▸ WRITTEN EXERCISE
Reproduce each line of the material exactly, minus any picture.

# # #

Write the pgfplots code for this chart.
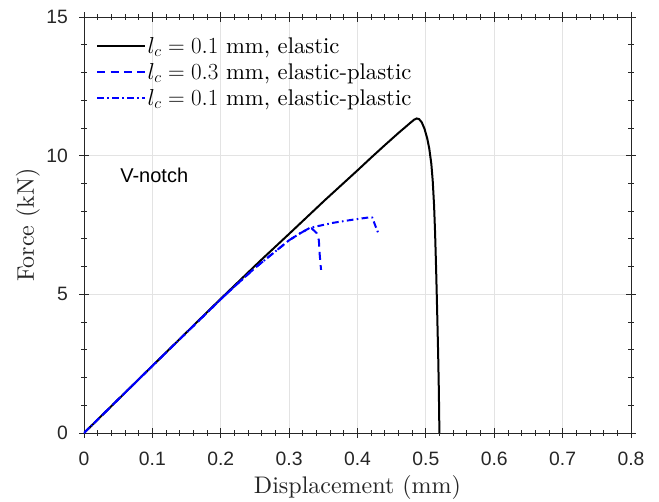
\documentclass[border=0pt]{standalone}
\usepackage{fontspec}
\setmainfont{lmroman10-regular.otf}[BoldFont=lmroman10-bold.otf, ItalicFont=lmroman10-italic.otf]
\usepackage{pgfplots}
\pgfplotsset{compat=1.18}
\newfontfamily\helv{Liberation Sans}
\definecolor{axgray}{HTML}{262626}
\definecolor{gridgray}{HTML}{E3E3E3}
\begin{document}
\begin{tikzpicture}
\useasboundingbox (-63pt,-51.75pt) rectangle (431.25pt,324.75pt);
\begin{axis}[
  scale only axis,
  width=410.25pt, height=312pt,
  at={(0pt,0pt)}, anchor=south west,
  xmin=0, xmax=0.8, ymin=0, ymax=15,
  xtick={0,0.1,...,0.8}, ytick={0,5,10,15},
  minor x tick num=4, minor y tick num=4,
  tick align=center,
  major tick length=7pt, minor tick length=4pt,
  every tick/.style={axgray, line width=0.6pt},
  axis line style={axgray, line width=0.6pt},
  grid=major,
  major grid style={gridgray, line width=0.6pt},
  /pgf/number format/assume math mode=true,
  /pgf/number format/fixed,
  ticklabel style={font=\helv\fontsize{14.5}{17}\selectfont, text=axgray},
  xticklabel style={yshift=-7pt},
  yticklabel style={xshift=-5pt},
  xlabel={Displacement (mm)},
  ylabel={Force (kN)},
  label style={font=\fontsize{18}{21}\selectfont, text=axgray},
  xlabel style={at={(axis description cs:0.5,-0.131)}, anchor=center},
  ylabel style={at={(axis description cs:-0.1024,0.5)}, anchor=center},
  legend cell align=left,
  legend style={at={(axis description cs:0.022,0.965)}, anchor=north west,
    draw=none, fill=none, font=\fontsize{17}{20}\selectfont,
    row sep=2pt, inner xsep=0pt,
    nodes={inner xsep=1pt}},
  legend image code/.code={\draw[#1] (0pt,0pt) -- (36pt,0pt);},
]
\addplot[black, line width=1.5pt] coordinates {
(0,0) (0.1,2.42) (0.2,4.84) (0.2574,6.2) (0.3,7.18) (0.3525,8.40)
(0.4,9.47) (0.42,9.93) (0.44,10.38) (0.46,10.82) (0.47,11.03)
(0.478,11.2) (0.483,11.3) (0.4866,11.34) (0.49,11.32) (0.494,11.2)
(0.498,10.97) (0.502,10.62) (0.505,10.25) (0.508,9.7) (0.510,9.1)
(0.512,8.2) (0.5135,7.2) (0.515,5.9) (0.5165,4.4) (0.518,2.8)
(0.519,1.5) (0.5198,0)
};
\addlegendentry{$l_c = 0.1$ mm, elastic}
\addplot[blue, line width=1.5pt, dash pattern=on 6pt off 4pt] coordinates {
(0,0) (0.1,2.42) (0.2,4.82) (0.22,5.28) (0.25,5.95) (0.28,6.55)
(0.3,6.95) (0.316,7.2) (0.325,7.32) (0.333,7.38) (0.3405,7.2)
(0.3435,6.95) (0.3445,6.5) (0.3467,5.88)
};
\addlegendentry{$l_c = 0.3$ mm, elastic-plastic}
\addplot[blue, line width=1.5pt, dash pattern=on 5pt off 2.5pt on 1.2pt off 2.5pt] coordinates {
(0,0) (0.1,2.42) (0.2,4.82) (0.22,5.28) (0.25,5.95) (0.28,6.55)
(0.3,6.95) (0.316,7.2) (0.3306,7.4) (0.3647,7.58) (0.39,7.68)
(0.4184,7.78) (0.4215,7.77) (0.4257,7.5) (0.4305,7.2)
};
\addlegendentry{$l_c = 0.1$ mm, elastic-plastic}
\node[anchor=west, font=\helv\fontsize{15}{18}\selectfont, inner sep=0pt] at (axis cs:0.0527,9.3) {V-notch};
\end{axis}
\end{tikzpicture}
\end{document}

# # #

▸ EXERCISE SOLUTION
Write the pgfplots code for this chart.
\documentclass[border=0pt]{standalone}
\usepackage{fontspec}
\setmainfont{lmroman10-regular.otf}[BoldFont=lmroman10-bold.otf, ItalicFont=lmroman10-italic.otf]
\usepackage{pgfplots}
\pgfplotsset{compat=1.18}
\newfontfamily\helv{Liberation Sans}
\definecolor{axgray}{HTML}{262626}
\definecolor{gridgray}{HTML}{E3E3E3}
\begin{document}
\begin{tikzpicture}
\useasboundingbox (-63pt,-51.75pt) rectangle (431.25pt,324.75pt);
\begin{axis}[
  scale only axis,
  width=410.25pt, height=312pt,
  at={(0pt,0pt)}, anchor=south west,
  xmin=0, xmax=0.8, ymin=0, ymax=15,
  xtick={0,0.1,...,0.8}, ytick={0,5,10,15},
  minor x tick num=4, minor y tick num=4,
  tick align=center,
  major tick length=7pt, minor tick length=4pt,
  every tick/.style={axgray, line width=0.6pt},
  axis line style={axgray, line width=0.6pt},
  grid=major,
  major grid style={gridgray, line width=0.6pt},
  /pgf/number format/assume math mode=true,
  /pgf/number format/fixed,
  ticklabel style={font=\helv\fontsize{14.5}{17}\selectfont, text=axgray},
  xticklabel style={yshift=-7pt},
  yticklabel style={xshift=-5pt},
  xlabel={Displacement (mm)},
  ylabel={Force (kN)},
  label style={font=\fontsize{18}{21}\selectfont, text=axgray},
  xlabel style={at={(axis description cs:0.5,-0.131)}, anchor=center},
  ylabel style={at={(axis description cs:-0.1024,0.5)}, anchor=center},
  legend cell align=left,
  legend style={at={(axis description cs:0.022,0.965)}, anchor=north west,
    draw=none, fill=none, font=\fontsize{17}{20}\selectfont,
    row sep=2pt, inner xsep=0pt,
    nodes={inner xsep=1pt}},
  legend image code/.code={\draw[#1] (0pt,0pt) -- (36pt,0pt);},
]
\addplot[black, line width=1.5pt] coordinates {
(0,0) (0.1,2.42) (0.2,4.84) (0.2574,6.2) (0.3,7.18) (0.3525,8.40)
(0.4,9.47) (0.42,9.93) (0.44,10.38) (0.46,10.82) (0.47,11.03)
(0.478,11.2) (0.483,11.3) (0.4866,11.34) (0.49,11.32) (0.494,11.2)
(0.498,10.97) (0.502,10.62) (0.505,10.25) (0.508,9.7) (0.510,9.1)
(0.512,8.2) (0.5135,7.2) (0.515,5.9) (0.5165,4.4) (0.518,2.8)
(0.519,1.5) (0.5198,0)
};
\addlegendentry{$l_c = 0.1$ mm, elastic}
\addplot[blue, line width=1.5pt, dash pattern=on 6pt off 4pt] coordinates {
(0,0) (0.1,2.42) (0.2,4.82) (0.22,5.28) (0.25,5.95) (0.28,6.55)
(0.3,6.95) (0.316,7.2) (0.325,7.32) (0.333,7.38) (0.3405,7.2)
(0.3435,6.95) (0.3445,6.5) (0.3467,5.88)
};
\addlegendentry{$l_c = 0.3$ mm, elastic-plastic}
\addplot[blue, line width=1.5pt, dash pattern=on 5pt off 2.5pt on 1.2pt off 2.5pt] coordinates {
(0,0) (0.1,2.42) (0.2,4.82) (0.22,5.28) (0.25,5.95) (0.28,6.55)
(0.3,6.95) (0.316,7.2) (0.3306,7.4) (0.3647,7.58) (0.39,7.68)
(0.4184,7.78) (0.4215,7.77) (0.4257,7.5) (0.4305,7.2)
};
\addlegendentry{$l_c = 0.1$ mm, elastic-plastic}
\node[anchor=west, font=\helv\fontsize{15}{18}\selectfont, inner sep=0pt] at (axis cs:0.0527,9.3) {V-notch};
\end{axis}
\end{tikzpicture}
\end{document}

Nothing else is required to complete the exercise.